If I were the editor-in-chief of a newspaper, the paper would run at least one climate change story every day on the front page above the fold. If I ran a magazine, each issue would feature a climate change story on the cover.
It could be a story about a weather disaster aggravated by climate change. Or one about the latest research findings. Maybe one on new developments in alternative energy. Possibly one on actions by the EPA or a similar agency in another country.
That is, I’d cover climate change the way The New York Times and other newspapers and magazines now cover terrorism and the Republicans running for president. Because while terrorism is an ongoing problem and debates over penis size make for entertaining news, climate change is more important to people and the planet than either of those things (especially the second one).

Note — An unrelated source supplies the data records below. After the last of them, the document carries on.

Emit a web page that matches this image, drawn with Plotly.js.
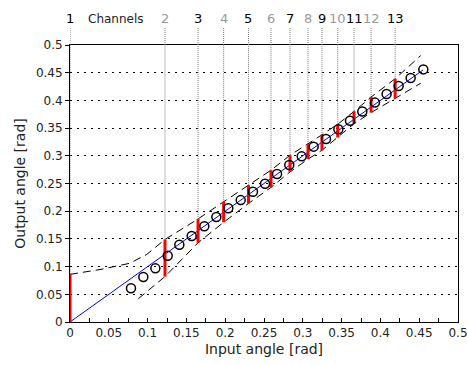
<!DOCTYPE html>
<html>
<head>
<meta charset="utf-8">
<script src="https://cdn.plot.ly/plotly-3.0.1.min.js"></script>
<style>html,body{margin:0;padding:0;background:#fff;}#chart{width:468px;height:365px;}</style>
</head>
<body>
<div id="chart"></div>
<script>
// Measured output angle vs input angle (open circles)
const inputAngle  = [0.0786, 0.0945, 0.1100, 0.1259, 0.1409, 0.1568, 0.1731, 0.1886, 0.2040, 0.2200, 0.2358, 0.2513, 0.2668, 0.2826, 0.2986, 0.3140, 0.3299, 0.3458, 0.3608, 0.3767, 0.3930, 0.4080, 0.4235, 0.4390, 0.4553];
const outputAngle = [0.0610, 0.0812, 0.0968, 0.1197, 0.1395, 0.1552, 0.1727, 0.1895, 0.2052, 0.2200, 0.2352, 0.2497, 0.2671, 0.2834, 0.2990, 0.3165, 0.3303, 0.3478, 0.3634, 0.3800, 0.3960, 0.4116, 0.4260, 0.4404, 0.4560];

// Ideal line
const idealX = [0, 0.455];
const idealY = [0, 0.455];

// Tolerance envelopes (dashed)
const upperX = [0, 0.040, 0.077, 0.099, 0.1224, 0.165, 0.198, 0.230, 0.259, 0.2835, 0.3067, 0.3247, 0.345, 0.366, 0.388, 0.419, 0.452];
const upperY = [0.086, 0.095, 0.106, 0.122, 0.149, 0.186, 0.217, 0.247, 0.274, 0.301, 0.321, 0.338, 0.357, 0.380, 0.406, 0.439, 0.481];
const lowerX = [0.088, 0.1224, 0.165, 0.198, 0.230, 0.259, 0.2835, 0.3067, 0.3247, 0.345, 0.366, 0.388, 0.419, 0.452];
const lowerY = [0.042, 0.082, 0.143, 0.180, 0.214, 0.243, 0.271, 0.294, 0.310, 0.333, 0.358, 0.378, 0.404, 0.431];

// Channel boundaries and red ranges
const channelLabels = ['1','2','3','4','5','6','7','8','9','10','11','12','13'];
const channelX  = [0, 0.1224, 0.165, 0.198, 0.230, 0.259, 0.2835, 0.3067, 0.3247, 0.345, 0.366, 0.388, 0.419];
const channelLo = [0, 0.082, 0.143, 0.180, 0.214, 0.243, 0.271, 0.294, 0.310, 0.333, 0.358, 0.378, 0.404];
const channelHi = [0.087, 0.149, 0.186, 0.217, 0.247, 0.274, 0.301, 0.321, 0.338, 0.357, 0.380, 0.406, 0.439];

const yTop = 0.5;
const FONT = 'DejaVu Sans, Verdana, sans-serif';

// build segment traces
const barX = [], barY = [], vlX = [], vlY = [];
channelX.forEach((x, i) => {
  barX.push(x, x, null); barY.push(channelLo[i], channelHi[i], null);
  vlX.push(x, x, null); vlY.push(channelHi[i], yTop, null);
});

const traces = [
  {x: vlX, y: vlY, mode: 'lines', line: {color: '#7a7a7a', width: 1, dash: '1px,1px'}, hoverinfo: 'skip', showlegend: false},
  {x: upperX, y: upperY, mode: 'lines', line: {color: '#000', width: 1, dash: '8px,5px'}, showlegend: false},
  {x: lowerX, y: lowerY, mode: 'lines', line: {color: '#000', width: 1, dash: '8px,5px'}, showlegend: false},
  {x: idealX, y: idealY, mode: 'lines', line: {color: '#0000ff', width: 1}, showlegend: false},
  {x: barX, y: barY, mode: 'lines', line: {color: '#ff0000', width: 3}, showlegend: false},
  {x: inputAngle, y: outputAngle, mode: 'markers', marker: {symbol: 'circle-open', size: 9, color: '#000', line: {width: 1.5}}, showlegend: false}
];

const shapes = channelX.map(x => ({
  type: 'line', xref: 'x', yref: 'paper', x0: x, x1: x, y0: 1, y1: 1.062,
  line: {color: '#7a7a7a', width: 1, dash: '1px,1px'}
}));

const annotations = channelX.map((x, i) => ({
  xref: 'x', yref: 'paper', x: x, y: 1.094, text: channelLabels[i], showarrow: false,
  xanchor: 'center', yanchor: 'middle',
  font: {family: FONT, size: 13, color: (i % 2 === 0) ? '#000' : '#999'}
}));
annotations.push({
  xref: 'paper', yref: 'paper', x: (116 - 70) / 388, y: 1.094, text: 'Channels', showarrow: false,
  xanchor: 'center', yanchor: 'middle', font: {family: FONT, size: 12, color: '#222'}
});

const layout = {
  width: 468, height: 365,
  margin: {l: 70, r: 10, t: 45, b: 43, pad: 0},
  paper_bgcolor: '#fff', plot_bgcolor: '#fff',
  font: {family: FONT, size: 12, color: '#222'},
  xaxis: {
    range: [0, 0.5], dtick: 0.05, tick0: 0, showgrid: false, zeroline: false,
    showline: true, linecolor: '#000', linewidth: 1, mirror: true,
    ticks: 'inside', ticklen: 4, tickcolor: '#000',
    minor: {dtick: 0.025, ticks: 'inside', ticklen: 4, tickcolor: '#000', showgrid: false},
    tickfont: {family: FONT, size: 12, color: '#222'},
    title: {text: 'Input angle [rad]', font: {family: FONT, size: 14, color: '#222'}, standoff: 4}
  },
  yaxis: {
    range: [0, 0.5], dtick: 0.05, tick0: 0, showgrid: true, gridcolor: '#000', gridwidth: 1, griddash: '2px,5px',
    zeroline: false, showline: true, linecolor: '#000', linewidth: 1, mirror: true,
    ticks: 'outside', ticklen: 4, tickcolor: '#000',
    tickfont: {family: FONT, size: 12, color: '#222'},
    title: {text: 'Output angle [rad]', font: {family: FONT, size: 14, color: '#222'}, standoff: 6}
  },
  shapes: shapes,
  annotations: annotations
};

Plotly.newPlot('chart', traces, layout, {staticPlot: true, displayModeBar: false});
</script>
</body>
</html>
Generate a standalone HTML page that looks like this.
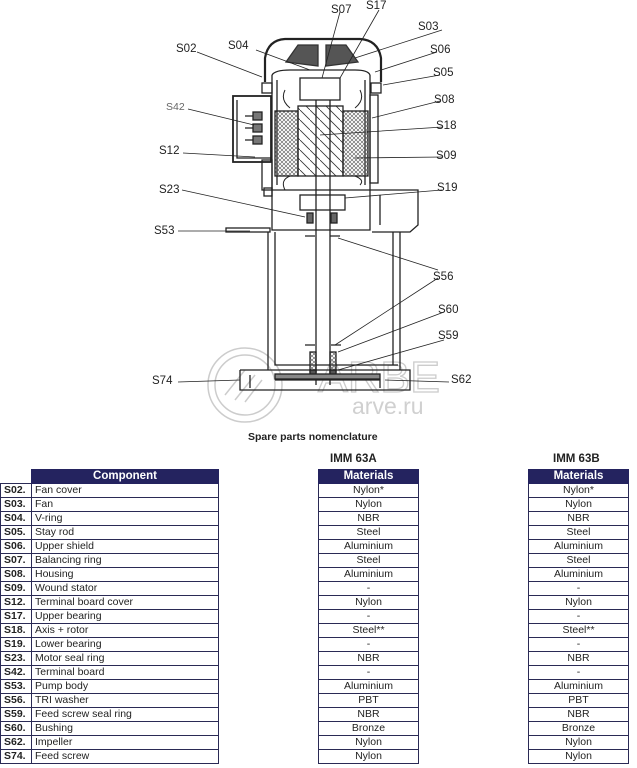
<!DOCTYPE html>
<html><head><meta charset="utf-8"><style>
html,body{margin:0;padding:0;background:#fff;width:637px;height:768px;overflow:hidden;position:relative;font-family:"Liberation Sans",sans-serif;}
.t{position:absolute;border-collapse:collapse;font-size:10.5px;color:#222;}
.t td{height:13px;padding:0 0 0 3px;border:1px solid #2a2a55;line-height:13px;white-space:nowrap;}
.t th{height:13px;background:#24235f;color:#fff;font-size:11.5px;border:1px solid #24235f;line-height:13px;padding:0;}
.c{text-align:center;padding:0!important}
.code{font-weight:bold;width:27px;}
.h{position:absolute;font-weight:bold;font-size:11.5px;color:#222;}
</style></head><body>
<svg width="637" height="450" style="position:absolute;left:0;top:0" xmlns="http://www.w3.org/2000/svg">
<defs>
<pattern id="x" width="4" height="4" patternUnits="userSpaceOnUse"><path d="M0 0L4 4M4 0L0 4" stroke="#555" stroke-width="0.6"/></pattern>
<pattern id="d" width="10" height="10" patternUnits="userSpaceOnUse"><path d="M0 0L10 10" stroke="#333" stroke-width="0.8"/></pattern>
</defs>
<g fill="none" stroke="#222" stroke-width="1.3">
<g stroke="#ccc" stroke-width="1.5">
<circle cx="245" cy="385" r="37"/><circle cx="245" cy="385" r="30"/>
<path d="M225 395 L245 370 M235 400 L255 375 M245 402 L262 380"/>
</g>
<text x="318" y="392" font-size="44" fill="none" stroke="#ccc" font-family="Liberation Sans" textLength="122" lengthAdjust="spacingAndGlyphs">ARBE</text>
<text x="352" y="414" font-size="23" fill="#d0d0d0" stroke="none" font-family="Liberation Sans">arve.ru</text>
<path d="M265 82 L265 58 Q268 40 285 39 L360 39 Q378 40 381 58 L381 82" stroke-width="2.2"/>
<path d="M286 62 L298 45 L318 45 L318 66 Z M358 62 L346 45 L326 45 L326 66 Z" fill="#555" stroke="#333"/>
<path d="M272 75 Q275 70 290 70 L355 70 Q368 70 370 75"/>
<rect x="262" y="83" width="10" height="10"/><rect x="371" y="83" width="10" height="10"/>
<path d="M272 75 L272 190 L370 190 L370 75"/>
<path d="M277 80 L277 185 M365 80 L365 185"/>
<rect x="300" y="78" width="40" height="22"/>
<rect x="275" y="111" width="23" height="65" fill="url(#x)"/>
<rect x="343" y="111" width="25" height="65" fill="url(#x)"/>
<rect x="298" y="106" width="45" height="70" fill="url(#d)"/>
<path d="M285 90 Q280 100 290 108 M285 190 Q280 180 290 176 M360 90 Q365 100 355 108 M360 185 Q365 180 355 176" stroke-width="1"/>
<rect x="370" y="95" width="8" height="88"/>
<rect x="233" y="96" width="38" height="66" stroke-width="1.8"/>
<path d="M237 100 L237 158 L271 158"/>
<rect x="253" y="112" width="9" height="8" fill="#777"/><rect x="253" y="124" width="9" height="8" fill="#777"/><rect x="253" y="136" width="9" height="8" fill="#777"/>
<path d="M245 116 L253 116 M245 128 L253 128 M245 140 L253 140"/>
<rect x="262" y="160" width="10" height="30"/>
<rect x="264" y="188" width="8" height="8"/>
<path d="M272 190 L272 230 L370 230 L370 190 M370 190 L418 190 L418 225 L410 232 L400 232 L400 370 M380 195 L380 225 M372 232 L400 232"/>
<path d="M268 232 L268 370 M275 232 L275 365 L398 365 M393 232 L393 365"/>
<rect x="226" y="228" width="44" height="4"/>
<rect x="300" y="195" width="45" height="15"/>
<rect x="307" y="213" width="6" height="10" fill="#666"/><rect x="331" y="213" width="6" height="10" fill="#666"/>
<path d="M305 236 L315 236 M330 236 L340 236"/>
<path d="M316 100 L316 385 M330 100 L330 385"/>
<path d="M305 345 L315 345 M331 345 L341 345"/>
<rect x="310" y="352" width="6" height="20" fill="url(#x)"/><rect x="330" y="352" width="6" height="20" fill="url(#x)"/>
<rect x="310" y="370" width="6" height="7" fill="#555"/><rect x="330" y="370" width="6" height="7" fill="#555"/>
<path d="M240 370 L240 390 L410 390 L410 370 L240 370"/>
<rect x="275" y="374" width="105" height="5" fill="#888"/>
<path d="M250 375 L250 388 M275 380 L380 380 L380 388"/>
<g stroke-width="0.8">
<path d="M197 52 L262 77 M256 50 L310 70 M340 12 L322 78 M379 10 L340 78 M442 30 L355 58 M437 52 L375 72 M440 75 L383 85 M440 101 L372 118 M443 127 L320 135 M443 157 L355 158 M442 190 L345 198 M188 109 L254 125 M183 153 L255 157 M182 190 L305 217 M178 231 L250 231 M438 270 L338 238 M438 278 L335 345 M444 312 L338 352 M444 340 L338 370 M449 382 L385 380 M178 382 L240 380"/>
</g>
</g>
<g font-family="Liberation Sans" font-size="11.5" fill="#222">
<text x="331" y="13">S07</text><text x="366" y="9">S17</text><text x="418" y="30">S03</text><text x="430" y="53">S06</text><text x="433" y="76">S05</text><text x="434" y="103">S08</text><text x="436" y="129">S18</text><text x="436" y="159">S09</text><text x="437" y="191">S19</text><text x="433" y="280">S56</text><text x="438" y="313">S60</text><text x="438" y="339">S59</text><text x="451" y="383">S62</text>
<text x="176" y="52">S02</text><text x="228" y="49">S04</text><text x="166" y="110" fill="#666" font-size="10.5">S42</text><text x="159" y="154">S12</text><text x="159" y="193">S23</text><text x="154" y="234">S53</text><text x="152" y="384">S74</text>
</g>
<text x="248" y="440" font-family="Liberation Sans" font-size="10.5" font-weight="bold" fill="#222">Spare parts nomenclature</text>
</svg>
<div class="h" style="left:330px;top:453px;">IMM 63A</div>
<div class="h" style="left:553px;top:453px;">IMM 63B</div>
<table class="t" style="left:0;top:469px;width:219px;">
<tr><th style="border:none;background:none;width:29px"></th><th>Component</th></tr>
<tr><td class="code">S02.</td><td>Fan cover</td></tr>
<tr><td class="code">S03.</td><td>Fan</td></tr>
<tr><td class="code">S04.</td><td>V-ring</td></tr>
<tr><td class="code">S05.</td><td>Stay rod</td></tr>
<tr><td class="code">S06.</td><td>Upper shield</td></tr>
<tr><td class="code">S07.</td><td>Balancing ring</td></tr>
<tr><td class="code">S08.</td><td>Housing</td></tr>
<tr><td class="code">S09.</td><td>Wound stator</td></tr>
<tr><td class="code">S12.</td><td>Terminal board cover</td></tr>
<tr><td class="code">S17.</td><td>Upper bearing</td></tr>
<tr><td class="code">S18.</td><td>Axis + rotor</td></tr>
<tr><td class="code">S19.</td><td>Lower bearing</td></tr>
<tr><td class="code">S23.</td><td>Motor seal ring</td></tr>
<tr><td class="code">S42.</td><td>Terminal board</td></tr>
<tr><td class="code">S53.</td><td>Pump body</td></tr>
<tr><td class="code">S56.</td><td>TRI washer</td></tr>
<tr><td class="code">S59.</td><td>Feed screw seal ring</td></tr>
<tr><td class="code">S60.</td><td>Bushing</td></tr>
<tr><td class="code">S62.</td><td>Impeller</td></tr>
<tr><td class="code">S74.</td><td>Feed screw</td></tr>
</table>
<table class="t" style="left:318px;top:469px;width:101px;">
<tr><th>Materials</th></tr>
<tr><td class="c">Nylon*</td></tr><tr><td class="c">Nylon</td></tr><tr><td class="c">NBR</td></tr><tr><td class="c">Steel</td></tr><tr><td class="c">Aluminium</td></tr><tr><td class="c">Steel</td></tr><tr><td class="c">Aluminium</td></tr><tr><td class="c">-</td></tr><tr><td class="c">Nylon</td></tr><tr><td class="c">-</td></tr><tr><td class="c">Steel**</td></tr><tr><td class="c">-</td></tr><tr><td class="c">NBR</td></tr><tr><td class="c">-</td></tr><tr><td class="c">Aluminium</td></tr><tr><td class="c">PBT</td></tr><tr><td class="c">NBR</td></tr><tr><td class="c">Bronze</td></tr><tr><td class="c">Nylon</td></tr><tr><td class="c">Nylon</td></tr>
</table>
<table class="t" style="left:528px;top:469px;width:101px;">
<tr><th>Materials</th></tr>
<tr><td class="c">Nylon*</td></tr><tr><td class="c">Nylon</td></tr><tr><td class="c">NBR</td></tr><tr><td class="c">Steel</td></tr><tr><td class="c">Aluminium</td></tr><tr><td class="c">Steel</td></tr><tr><td class="c">Aluminium</td></tr><tr><td class="c">-</td></tr><tr><td class="c">Nylon</td></tr><tr><td class="c">-</td></tr><tr><td class="c">Steel**</td></tr><tr><td class="c">-</td></tr><tr><td class="c">NBR</td></tr><tr><td class="c">-</td></tr><tr><td class="c">Aluminium</td></tr><tr><td class="c">PBT</td></tr><tr><td class="c">NBR</td></tr><tr><td class="c">Bronze</td></tr><tr><td class="c">Nylon</td></tr><tr><td class="c">Nylon</td></tr>
</table>
</body></html>
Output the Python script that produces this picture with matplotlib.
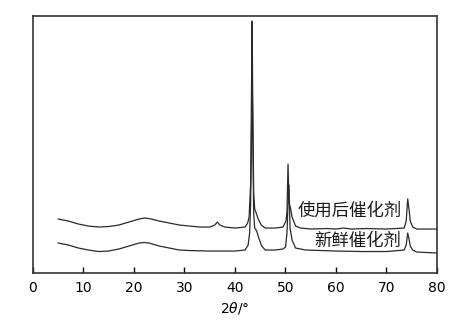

None of the stories in my fictional publications would feature the idiots who don’t “believe” in climate change. There are enough differing opinions about the scope of the problem and the best ways to address it among those who do understand that human beings have had a major effect on Earth and all the species who live here to create the “balance” so prized in traditional journalism.
Of course, print newspapers and magazines are not as powerful as they used to be, but they do still have impact. National Public Radio, and PBS should also be doing much, much more climate change coverage. NPR should have a major climate change story on Morning Edition and All Things Considered every day, and PBS should feature one on its nightly newscast.
And there is plenty of room for a key climate change story every day on the various news websites in place of a few of the outrage election stories. It would obviously be good if network and cable TV news did this, too, though I confess I have trouble imagining them ever hiring an editor who would take any kind of real news coverage seriously.
To do this properly, these publications and programs would need a staff of journalists who understand the scientific and legal issues involved, as well as the political context. And they’d need to be doing investigative reporting, not just responding to press releases on the latest studies. In my fantasy, the reporters would be finding the facts and making them known.
I know this is a fantasy scenario, because some of the publications have been cutting back their environmental coverage, a decision I find incomprehensible. But it’s also something that could be done, and something that would provide much more public service than a lot of what passes for news these days.
I grew up in journalism and worked as a legal reporter for many years, so I have some idea of the kind of effect good, sustained coverage of climate change could have. For starters, it would make a of people take the issue as seriously as they currently take terrorism or elections.
There are many things that need addressing in both our country and the world at large. Most of the ones I care about can be lumped under justice and fairness: racism, sexism, income inequality, a social safety net that provides real care for those who need it with a minimum of hassle and bureaucracy. I am also interested in the problems and possibilities of our expanding tech world and artificial intelligence, which have the potential to change our lives in another direction.
But climate change is the 900-pound gorilla. If we continue on our current course of allowing fossil fuel companies and right wing politicians to stifle any efforts to address it in a meaningful way, it could make all other questions moot.
I have lots of reasons for wanting the world to take serious measures to rein in climate change. I’m sure most people reading this do, too.
But one of my reasons is purely selfish. I’m a science fiction writer, and I’d like to be able to write stories that assume the survival of the Earth and the human race without feeling like I’m writing fantasy.
Lately, I’ve been finding that difficult to do.